Second, we are aiming for higher quantities in PC. Digital cameras, especially in the single-lens reflex category and our game software, those are by category, as we mentioned, of the breakdown of the increase from the revenue side. Now, on LCD, I think the impact on inventory of the lower-than-expected yield on LCD production, it’s a mix, it looks both ways because if the yield were high and if we could sell, okay. But what we did was, with the uncertainty of the new panels coming in, we had to go to second sources to make sure that we could build something, okay.

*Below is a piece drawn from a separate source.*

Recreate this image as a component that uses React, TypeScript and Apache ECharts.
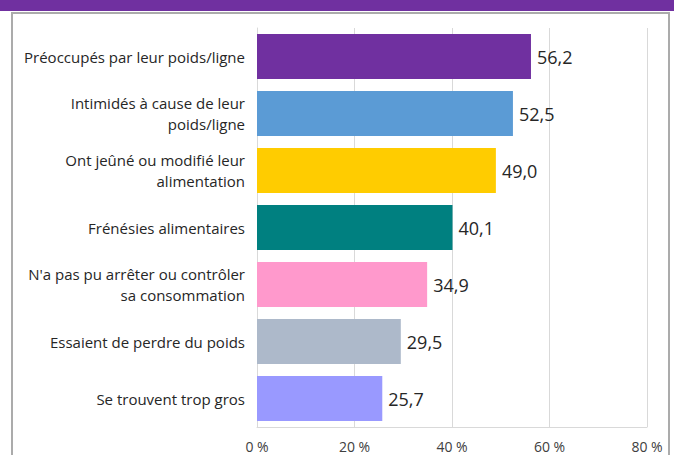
import React, { useEffect, useRef } from "react";
import * as echarts from "echarts";

const categories = [
  "Préoccupés par leur poids/ligne",
  "Intimidés à cause de leur\npoids/ligne",
  "Ont jeûné ou modifié leur\nalimentation",
  "Frénésies alimentaires",
  "N'a pas pu arrêter ou contrôler\nsa consommation",
  "Essaient de perdre du poids",
  "Se trouvent trop gros",
];
const values = [56.2, 52.5, 49.0, 40.1, 34.9, 29.5, 25.7];
const colors = ["#7030A0", "#5B9BD5", "#FFCC00", "#008080", "#FF99CC", "#ADB9CA", "#9999FF"];
const ticks = [0, 20, 40, 60, 80];

export default function App() {
  const ref = useRef<HTMLDivElement>(null);
  useEffect(() => {
    const chart = echarts.init(ref.current!, null, { renderer: "svg" });
    chart.setOption({
      animation: false,
      backgroundColor: "#ffffff",
      textStyle: { fontFamily: "Open Sans, Noto Sans, sans-serif" },
      graphic: [
        { type: "rect", shape: { x: 0, y: 0, width: 674, height: 11 }, style: { fill: "#7030A0" }, z: 10 },
        { type: "rect", shape: { x: 12, y: 13, width: 657, height: 460 }, style: { fill: "none", stroke: "#ABABAB", lineWidth: 2 }, z: 10 },
      ],
      grid: { left: 257, right: 27, top: 28, bottom: 28, containLabel: false },
      xAxis: {
        type: "value",
        min: ticks[0],
        max: ticks[ticks.length - 1],
        interval: 20,
        axisLabel: { formatter: "{value} %", color: "#404040", fontSize: 14, margin: 12 },
        splitLine: { lineStyle: { color: "#D9D9D9" } },
        axisLine: { show: true, lineStyle: { color: "#D9D9D9" } },
        axisTick: { show: false },
      },
      yAxis: {
        type: "category",
        inverse: true,
        data: categories,
        axisLine: { show: true, lineStyle: { color: "#D9D9D9" } },
        axisTick: { show: false },
        axisLabel: { color: "#262626", fontSize: 15, margin: 12, lineHeight: 21, align: "right" },
      },
      series: [
        {
          type: "bar",
          barWidth: "79%",
          data: values.map((v, i) => ({ value: v, itemStyle: { color: colors[i] } })),
          label: {
            show: true,
            position: "right",
            distance: 6,
            fontSize: 18,
            color: "#262626",
            formatter: (p: any) => p.value.toFixed(1).replace(".", ","),
          },
        },
      ],
    });
    return () => chart.dispose();
  }, []);
  return <div ref={ref} style={{ width: 674, height: 455, position: "absolute", left: 0, top: 0 }} />;
}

So in a sense, you could say that we held inventory of costs, maybe not double of that, some excess inventory so that if one source did not deliver what we had accepted, we could build with other sources. So the answer to your question is yes, but the amount of inventory involved in that category, I don’t think that’s a major component of the unexpected rise (inaudible).

Yuji Fujimori – Barclays Capital

Okay. Thank you very much.

Samuel J. Levenson

Francis, we have time for one more question if you have one.


(Operator Instructions)

Samuel J. Levenson

Well, having received no questions, Francis, we’re going to end the call here. Thank you all for participating. And just to remind you that the contact information for the IR offices in Tokyo, London and New York are in the press release. So please feel free to reach out to us on any other questions. Thank you so much for joining us.


And ladies and gentlemen, thank you all for your participation in today’s conference call. This concludes the presentation, and you may now disconnect.